Dal 18 giugno scorso mons. Angelo Raffaele Panzetta è divenuto pastore della comunità ecclesiale che è in Lecce e metropolita della provincia ecclesiastica salentina.

 

 

Il pallio che lo stesso presule riceverà domenica 29 giugno nel corso della concelebrazione presieduta in San Pietro da Papa Leone XIV significherà in maniera evidente e visibile tale incarico che la Chiesa gli ha affidato.

Ma che cosa significa la parola metropolita?

Questo titolo nacque nelle Chiese d’Oriente come figura d’intermediazione tra vescovo e patriarca, salvo poi essere reso ufficiale dal Concilio di Nicea; nella Chiesa d’Occidente, invece, il Papa venne considerato l’unico metropolita fino al V secolo quando, in Gallia e nell’Italia settentrionale, i vescovi delle principali città cominciarono a fregiarsi di questo titolo.

Compito principale del metropolita era quello di presiedere l’elezione dei vescovi della sua provincia e, di conseguenza, di ordinarli.

In Italia le provincie ecclesiastiche a capo delle quali è posto il metropolita sono sedici.

Il Codice di diritto canonico, nei canoni 431-446, disciplina la provincia ecclesiastica per quanto concerne la Chiesa cattolica di rito latino. Essa è, infatti, costituita da una sede detta metropolitana (Lecce, nel nostro caso) e da una o più diocesi, dette suffraganee (Brindisi-Ostuni, Otranto, Nardò-Gallipoli e Ugento-Santa Maria di Leuca, nel nostro caso) e a capo della provincia ecclesiastica vi è un arcivescovo metropolita.
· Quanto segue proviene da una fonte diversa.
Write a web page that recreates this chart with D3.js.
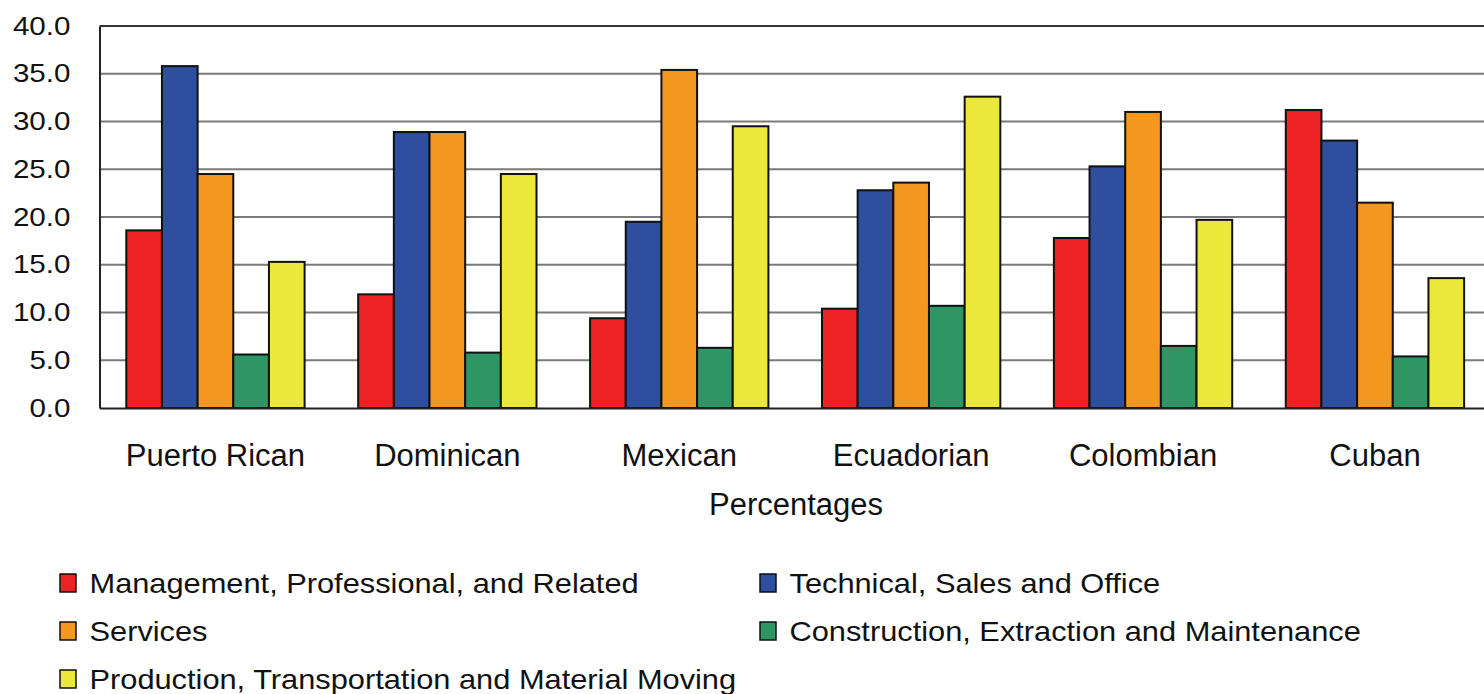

Tuttavia, per motivi storici, in alcuni casi la provincia ecclesiastica può comprendere la sola arcidiocesi metropolitana, senza suffraganee (emblematico è, in Italia, il caso dell’arcidiocesi di Udine che non ha alcuna diocesi suffraganea).

La provincia ecclesiastica, in genere, prende il medesimo nome della sede metropolitana; anticamente, infatti, i vescovi di sedi suffraganee avevano obblighi di carattere canonico nei confronti del metropolita.

Dopo il Concilio Vaticano II, invece, il rapporto tra sedi suffraganee e metropolitane è principalmente formale, testimone, tutt’al più, del legame storico che ha unito tra loro le varie sedi episcopali.

La prassi codiciale assegna, tuttavia, al metropolita alcune limitate funzioni tra le quali quella di vigilare sulla fede e la disciplina ecclesiastica e informare il Papa in ordine agli abusi commessi; effettuare, con il consenso della Sede Apostolica, la visita pastorale nel caso che il vescovo della diocesi suffraganea la trascuri; nominare l’amministratore della cattedra episcopale resasi vacante, qualora, entro otto giorni,  il collegio dei consultori non sia riuscito a eleggerne uno e il Papa non abbia nominato un amministratore apostolico.

Il can. 463, per di più, esclude espressamente che il metropolita abbia altre facoltà nelle diocesi suffraganee.

L’arcivescovo metropolita ha diritto ad indossare il pallio nelle celebrazioni eucaristiche che si tengono tanto nella sua diocesi quanto in quelle che egli presiede o concelebra in tutta la sua provincia ecclesiastica.

Dunque, il pallio – che dallo scorso 18 giugno appare anche nello stemma episcopale dell’arcivescovo Panzetta – non rappresenta solo un paramento liturgico ma designa un servizio ecclesiale che, seppur rivisto nel corso degli anni, continua ad indicare la sollecitudine della Chiesa universale per tutte le singole chiese.

All’arcivescovo Angelo Raffaele, dunque, l’augurio di saper essere sempre più artigiano di comunione in questa comunità ecclesiale di cui è padre e pastore e in comunione con i suoi confratelli vescovi delle diocesi suffraganee.